EXERCISE
Pictures are not part of the copy. Retype the lines from the first one through the line that contains "import * as d3 from 'd3';".

:::::

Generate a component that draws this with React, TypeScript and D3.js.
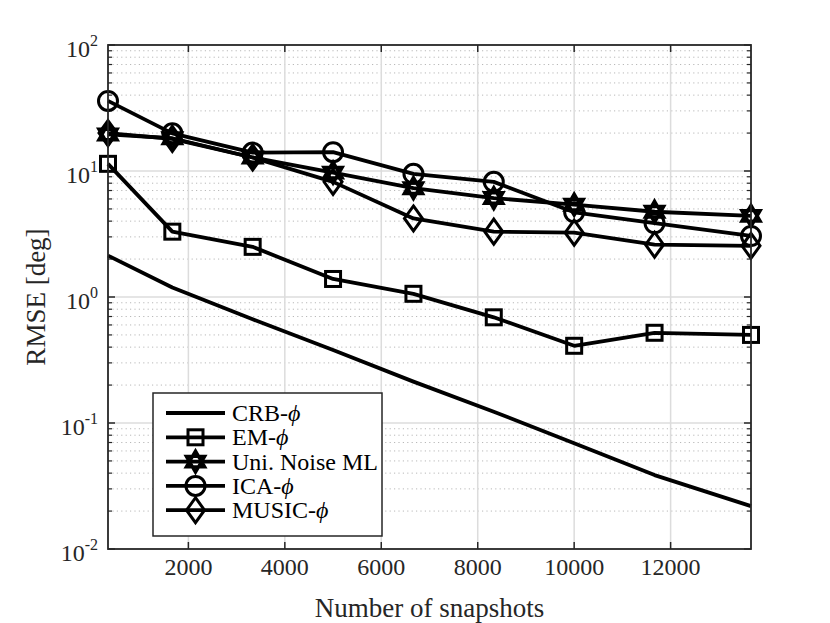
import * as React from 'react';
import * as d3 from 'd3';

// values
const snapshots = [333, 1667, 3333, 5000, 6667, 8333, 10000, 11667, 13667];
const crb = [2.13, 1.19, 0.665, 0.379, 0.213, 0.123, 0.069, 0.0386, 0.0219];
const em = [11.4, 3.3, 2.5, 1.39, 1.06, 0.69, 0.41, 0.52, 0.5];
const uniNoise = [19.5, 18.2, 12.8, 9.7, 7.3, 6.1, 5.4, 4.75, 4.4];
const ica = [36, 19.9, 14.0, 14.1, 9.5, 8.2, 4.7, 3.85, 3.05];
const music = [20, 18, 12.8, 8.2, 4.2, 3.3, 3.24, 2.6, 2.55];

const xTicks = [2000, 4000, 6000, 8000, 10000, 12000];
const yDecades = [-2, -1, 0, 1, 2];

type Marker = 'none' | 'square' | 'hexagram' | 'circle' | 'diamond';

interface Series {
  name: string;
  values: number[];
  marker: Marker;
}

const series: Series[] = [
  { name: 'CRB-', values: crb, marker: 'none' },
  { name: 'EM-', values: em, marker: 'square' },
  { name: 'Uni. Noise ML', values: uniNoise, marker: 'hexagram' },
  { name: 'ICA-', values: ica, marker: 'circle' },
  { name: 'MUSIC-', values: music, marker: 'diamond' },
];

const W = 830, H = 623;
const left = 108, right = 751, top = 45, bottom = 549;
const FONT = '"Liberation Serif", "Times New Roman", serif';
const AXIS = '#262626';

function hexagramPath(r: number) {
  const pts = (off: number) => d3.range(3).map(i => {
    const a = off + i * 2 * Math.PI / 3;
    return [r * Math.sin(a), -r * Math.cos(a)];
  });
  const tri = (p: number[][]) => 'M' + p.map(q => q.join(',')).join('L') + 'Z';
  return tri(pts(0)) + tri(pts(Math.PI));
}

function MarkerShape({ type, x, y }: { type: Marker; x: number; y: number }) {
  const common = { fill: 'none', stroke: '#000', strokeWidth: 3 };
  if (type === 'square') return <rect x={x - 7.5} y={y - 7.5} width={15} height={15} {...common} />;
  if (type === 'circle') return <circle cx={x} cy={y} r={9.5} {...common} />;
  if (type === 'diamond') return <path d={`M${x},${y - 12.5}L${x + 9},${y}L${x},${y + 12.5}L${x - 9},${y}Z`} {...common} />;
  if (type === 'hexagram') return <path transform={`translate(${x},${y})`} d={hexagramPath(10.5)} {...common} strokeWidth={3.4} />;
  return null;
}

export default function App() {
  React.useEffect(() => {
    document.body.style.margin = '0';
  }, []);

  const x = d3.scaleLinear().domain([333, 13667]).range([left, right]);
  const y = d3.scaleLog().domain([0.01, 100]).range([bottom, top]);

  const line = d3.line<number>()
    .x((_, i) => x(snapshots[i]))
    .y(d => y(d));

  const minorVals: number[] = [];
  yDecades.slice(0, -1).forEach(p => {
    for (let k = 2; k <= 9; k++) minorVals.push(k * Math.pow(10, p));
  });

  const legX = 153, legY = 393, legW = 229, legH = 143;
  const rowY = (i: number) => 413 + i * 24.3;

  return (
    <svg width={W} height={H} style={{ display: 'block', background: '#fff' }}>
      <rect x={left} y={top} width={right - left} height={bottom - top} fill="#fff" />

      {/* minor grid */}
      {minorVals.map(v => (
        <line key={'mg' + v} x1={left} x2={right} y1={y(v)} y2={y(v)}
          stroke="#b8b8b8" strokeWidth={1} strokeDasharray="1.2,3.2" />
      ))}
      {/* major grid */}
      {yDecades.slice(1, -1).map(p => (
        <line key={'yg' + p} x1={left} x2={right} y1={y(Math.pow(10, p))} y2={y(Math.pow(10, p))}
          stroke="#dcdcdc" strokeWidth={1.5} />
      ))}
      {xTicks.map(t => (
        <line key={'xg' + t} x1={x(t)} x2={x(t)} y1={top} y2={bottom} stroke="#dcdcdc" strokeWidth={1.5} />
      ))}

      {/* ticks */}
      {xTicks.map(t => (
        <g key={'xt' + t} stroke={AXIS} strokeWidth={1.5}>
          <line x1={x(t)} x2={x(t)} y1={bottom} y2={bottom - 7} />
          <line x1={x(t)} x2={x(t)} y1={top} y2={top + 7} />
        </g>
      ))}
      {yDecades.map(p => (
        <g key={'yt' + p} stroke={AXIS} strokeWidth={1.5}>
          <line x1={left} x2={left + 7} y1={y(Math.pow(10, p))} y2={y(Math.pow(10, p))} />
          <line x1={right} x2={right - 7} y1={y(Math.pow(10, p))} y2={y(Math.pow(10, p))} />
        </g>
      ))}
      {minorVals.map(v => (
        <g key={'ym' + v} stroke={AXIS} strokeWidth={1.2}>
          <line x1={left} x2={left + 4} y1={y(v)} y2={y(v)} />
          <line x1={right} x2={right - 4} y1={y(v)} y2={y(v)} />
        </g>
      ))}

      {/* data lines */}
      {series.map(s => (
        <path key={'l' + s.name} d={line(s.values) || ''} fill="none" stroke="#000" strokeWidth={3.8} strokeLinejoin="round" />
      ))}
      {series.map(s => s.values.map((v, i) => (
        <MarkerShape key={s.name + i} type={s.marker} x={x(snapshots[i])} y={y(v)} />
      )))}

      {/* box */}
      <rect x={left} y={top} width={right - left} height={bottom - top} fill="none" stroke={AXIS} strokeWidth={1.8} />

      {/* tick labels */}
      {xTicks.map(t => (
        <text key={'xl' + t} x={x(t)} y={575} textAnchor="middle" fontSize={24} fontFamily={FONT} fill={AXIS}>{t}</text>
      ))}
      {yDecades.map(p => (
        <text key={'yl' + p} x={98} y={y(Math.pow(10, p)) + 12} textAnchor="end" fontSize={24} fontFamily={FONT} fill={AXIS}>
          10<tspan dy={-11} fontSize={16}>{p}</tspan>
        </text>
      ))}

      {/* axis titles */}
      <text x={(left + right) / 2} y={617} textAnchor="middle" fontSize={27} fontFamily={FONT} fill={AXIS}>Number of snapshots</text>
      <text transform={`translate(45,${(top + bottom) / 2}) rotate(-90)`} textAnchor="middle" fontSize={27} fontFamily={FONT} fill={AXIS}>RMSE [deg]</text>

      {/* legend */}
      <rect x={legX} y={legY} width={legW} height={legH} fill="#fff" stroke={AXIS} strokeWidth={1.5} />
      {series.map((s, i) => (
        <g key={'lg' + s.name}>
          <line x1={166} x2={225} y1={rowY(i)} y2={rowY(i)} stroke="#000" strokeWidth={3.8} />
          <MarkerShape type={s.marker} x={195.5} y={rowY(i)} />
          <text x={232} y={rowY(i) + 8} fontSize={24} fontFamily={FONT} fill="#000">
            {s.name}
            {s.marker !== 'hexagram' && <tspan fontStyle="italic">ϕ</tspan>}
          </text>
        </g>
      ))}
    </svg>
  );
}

:::::

TASK ANSWER
Generate a component that draws this with React, TypeScript and D3.js.
import * as React from 'react';
import * as d3 from 'd3';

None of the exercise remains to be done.